“Gönüllerde Taht Kuran Bir Dost: Yüksel Berktaş” - Malatya Flaş Haber
Köşe Yazısı

“Gönüllerde Taht Kuran Bir Dost: Yüksel Berktaş”

Hayat bize bazen kardeşten öte, yüreğimize dokunan, ruhumuza işleyen dostlar armağan eder. Yüksel Berktaş, işte böyle bir armağandı benim için. Onun sıcak gülümsemesi, cömertliği ve insanlığı bugün dahi belleğimde en canlı yerini koruyor. Vefatının üzerinden yıllar geçti ama onu hatırladığım her an, bir dostun geride bırakabileceği en büyük mirası—sevgi, güven ve sadakati—bir kez daha derinden hissediyorum.

“Gönüllerde Taht Kuran Bir Dost: Yüksel Berktaş”

Bir Dosttan Daha Ötesi
Yüksel Abi’yle geçirdiğimiz dört yıl boyunca bir sofranın etrafında ekmeğimizi böldük, yemeğimizi paylaştık, hayatı omuz omuza yaşadık.

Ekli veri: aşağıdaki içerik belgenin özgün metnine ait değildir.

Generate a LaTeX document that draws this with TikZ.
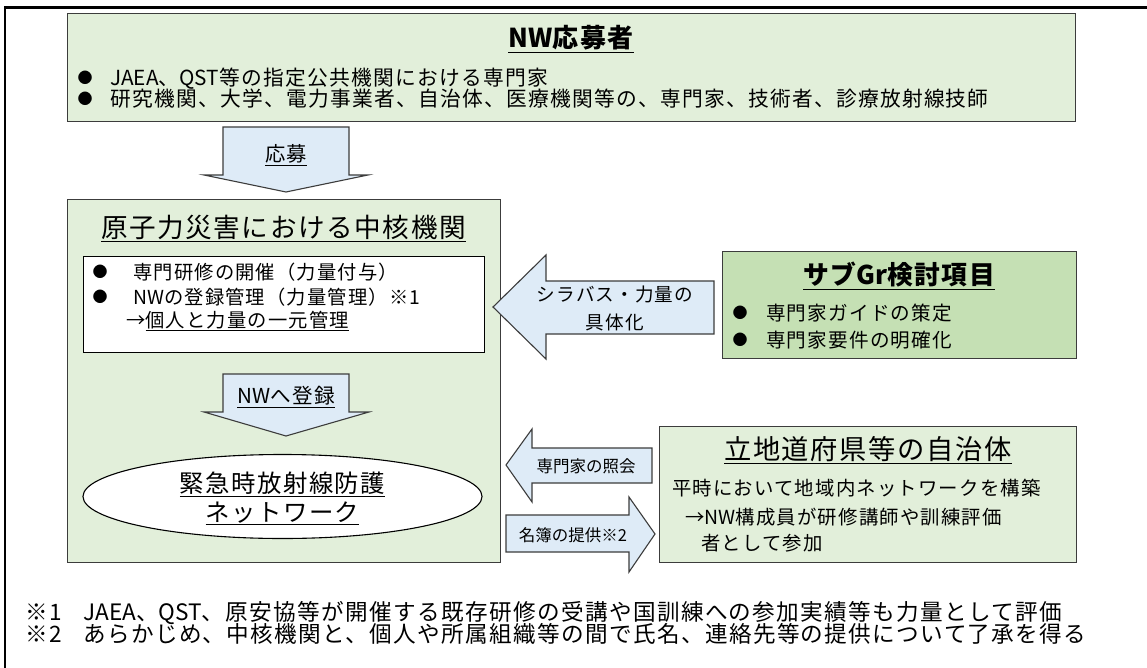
\documentclass[tikz,border=0pt]{standalone}
\usepackage{fontspec}
\setmainfont{Noto Sans CJK JP}[LetterSpace=6]
\newfontfamily\jpplain{Noto Sans CJK JP}
\usepackage{graphicx}
\usetikzlibrary{shapes.geometric}
\definecolor{lgreen}{HTML}{E2EFDA}
\definecolor{mgreen}{HTML}{C5E0B4}
\definecolor{lblue}{HTML}{DEEBF7}
\definecolor{edge}{HTML}{3C3C3C}
\newcommand{\fsz}[1]{\fontsize{#1}{#1}\selectfont}
\newcommand{\lt}[1]{{\jpplain #1}}
\tikzset{
  panel/.style={draw=edge, line width=1.1pt, anchor=north west, inner sep=0pt},
  blockarrow/.style={draw=edge, fill=lblue, line width=1.1pt, line join=miter},
  lbl/.style={inner sep=0pt, anchor=base},
  lblw/.style={inner sep=0pt, anchor=base west},
  dot/.style={inner sep=0pt, anchor=center, font=\jpplain\fsz{15}},
}
\begin{document}
\begin{tikzpicture}[x=1pt,y=-1pt]
\useasboundingbox (0,0) rectangle (1147,668);
\clip (0,0) rectangle (1147,668);
\fill[white] (0,0) rectangle (1147,668);
\draw[line width=2.4pt] (5,7.5) rectangle (1300,800);

% panels
\node[panel, fill=lgreen, minimum width=1008pt, minimum height=108pt] (applicants) at (67,13) {};
\node[panel, fill=lgreen, minimum width=433pt, minimum height=363pt] (core) at (67,199) {};
\node[panel, draw=black, fill=white, minimum width=401pt, minimum height=96pt] (duties) at (83,256) {};
\node[panel, fill=mgreen, minimum width=354pt, minimum height=107pt] (subgr) at (722,251) {};
\node[panel, fill=lgreen, minimum width=417pt, minimum height=136pt] (pref) at (659,426) {};
\node[ellipse, draw=black, fill=white, line width=1.1pt, minimum width=399pt, minimum height=84pt, inner sep=0pt] (net) at (282.5,496.5) {};

% block arrows
\draw[blockarrow] (223,127) -- (349,127) -- (349,175) -- (368,175) -- (286,192) -- (204,175) -- (223,175) -- cycle;
\draw[blockarrow] (223,374) -- (349,374) -- (349,412) -- (369,412) -- (286,436) -- (204,412) -- (223,412) -- cycle;
\draw[blockarrow] (714,281) -- (546,281) -- (546,255) -- (493,307) -- (546,359) -- (546,334) -- (714,334) -- cycle;
\draw[blockarrow] (652,448) -- (532,448) -- (532,429) -- (506,465) -- (532,502) -- (532,483) -- (652,483) -- cycle;
\draw[blockarrow] (506,515) -- (629,515) -- (629,497) -- (655,534) -- (629,572) -- (629,552) -- (506,552) -- cycle;

% applicants
\node[lbl, font=\fsz{26}\bfseries] (t1) at (571,47.9) {\underline{\lt{NW}応募者}};
\node[dot] (b1) at (85,78) {●};
\node[lblw, font=\fsz{20.75}] (l1) at (110,85.9) {\lt{JAEA}、\lt{QST}等の指定公共機関における専門家};
\node[dot] (b2) at (85,99) {●};
\node[lblw, font=\fsz{20.75}] (l2) at (110,106.9) {研究機関、大学、電力事業者、自治体、医療機関等の、専門家、技術者、診療放射線技師};

% arrow labels
\node[lbl, font=\fsz{20.3}] (a1) at (286,161.7) {\underline{応募}};
\node[lbl, font=\fsz{20.6}] (a2) at (286,403.8) {\underline{\lt{NW}へ登録}};
\node[lbl, font=\fsz{18.6}] (a3) at (615,301.1) {シラバス・力量の};
\node[lbl, font=\fsz{18.6}] (a4) at (615,329.1) {具体化};
\node[lbl, font=\jpplain\fsz{16.5}] (a5) at (586,472.3) {専門家の照会};
\node[lbl, font=\jpplain\fsz{16.5}] (a6) at (573,541.3) {名簿の提供※2};

% core
\node[lbl, font=\fsz{26.6}] (t2) at (283.5,237.1) {\underline{原子力災害における中核機関}};
\node[dot] (b3) at (100,272) {●};
\node[lblw, font=\fsz{19.3}] (d1) at (133,279.3) {専門研修の開催（力量付与）};
\node[dot] (b4) at (100,297) {●};
\node[lblw, font=\fsz{19.3}] (d2) at (133,304.3) {\lt{NW}の登録管理（力量管理）※1};
\node[lblw, font=\fsz{19.3}] (d3) at (126,327.3) {→\underline{個人と力量の一元管理}};
\node[lbl, font=\fsz{24.4}] (n1) at (282.5,492.3) {\underline{緊急時放射線防護}};
\node[lbl, font=\fsz{24.4}] (n2) at (282.5,521.3) {\underline{ネットワーク}};

% sub group
\node[lbl, font=\fsz{25.8}\bfseries] (t3) at (899,284.8) {\underline{サブ\lt{Gr}検討項目}};
\node[dot] (b5) at (740,313) {●};
\node[lblw, font=\fsz{19.6}] (s1) at (766,320.4) {専門家ガイドの策定};
\node[dot] (b6) at (740,340) {●};
\node[lblw, font=\fsz{19.6}] (s2) at (766,347.4) {専門家要件の明確化};

% prefecture
\node[lbl, font=\fsz{27.3}] (t4) at (868,459.4) {\underline{立地道府県等の自治体}};
\node[lblw, font=\fsz{19.4}] (p1) at (672,495.4) {平時において地域内ネットワークを構築};
\node[lblw, font=\fsz{19.4}] (p2) at (685,524.4) {→\lt{NW}構成員が研修講師や訓練評価};
\node[lblw, font=\fsz{19.4}] (p3) at (701,550.4) {者として参加};

% footnotes
\node[lblw, font=\fsz{22.6}] (f1) at (25,620.6) {\makebox[58pt][l]{※1}\lt{JAEA}、\lt{QST}、原安協等が開催する既存研修の受講や国訓練への参加実績等も力量として評価};
\node[lblw, font=\fsz{22.6}] (f2) at (25,642.6) {\makebox[58pt][l]{※2}あらかじめ、中核機関と、個人や所属組織等の間で氏名、連絡先等の提供について了承を得る};
\end{tikzpicture}
\end{document}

Bana sırdaş, yoldaş, zor gün dostu oldu. Ekmeğini paylaşmaktan çekinmeyen, cebindeki son kuruşu bile dostları için harcamayı kendine vazife bilen bir insandı. Hayatta herkes iyi gün dostu olabilir; önemli olan kötü günde var olabilmek, o karanlık günlerin içinde bir ışık olabilmektir. İşte Yüksel Abi tam da bu ışığın ta kendisiydi.

Bir keresinde, işlerimin en kötüye gittiği bir dönemde yanıma gelip, “Sen üzülme kardeşim, düze çıkacağız,” demişti. O sözleri hala kulaklarımda çınlıyor. İyi bir insan olmanın, varlığını hissettirebilmenin paha biçilmez bir örneğini sergilemişti. Sadece sözde değil, özde dosttu.

Aileden Daha Fazlası
Yüksel Abi’yle kurduğumuz bağ sadece ikimizle sınırlı kalmadı. Çocukları Filiz, Ahmet, Metehan ve Fadime’yle de aile olduk. Bu güzel çocuklar, babalarının mirasına sahip çıkarak, onun yolundan gittiler. Her bayram, her özel günde aramayı unutmazlar. Babalarının bıraktığı sevgi tohumlarını, dostluk ağacına dönüştürdüler. İşte gerçek bir insanın ardında bırakması gereken miras budur.

Gönüllerin Adamı
Cenaze törenini hiç unutmuyorum. İnsan seli sokaklara taşmıştı. Sayısız insanın gözyaşlarında, onun yaşarken bıraktığı izleri görüyordum. Paranın, mevkinin, makamın toplayamayacağı bir kalabalıktı o. Demek ki gerçek zenginlik, gönüllerde yer edinebilmekmiş. O gün, insan olmanın ne büyük bir servet olduğunu bir kez daha anladım. Yüksel Abi’nin hayatına dokunduğu insanlar, onun ne kadar eşsiz biri olduğunu kanıtlıyordu.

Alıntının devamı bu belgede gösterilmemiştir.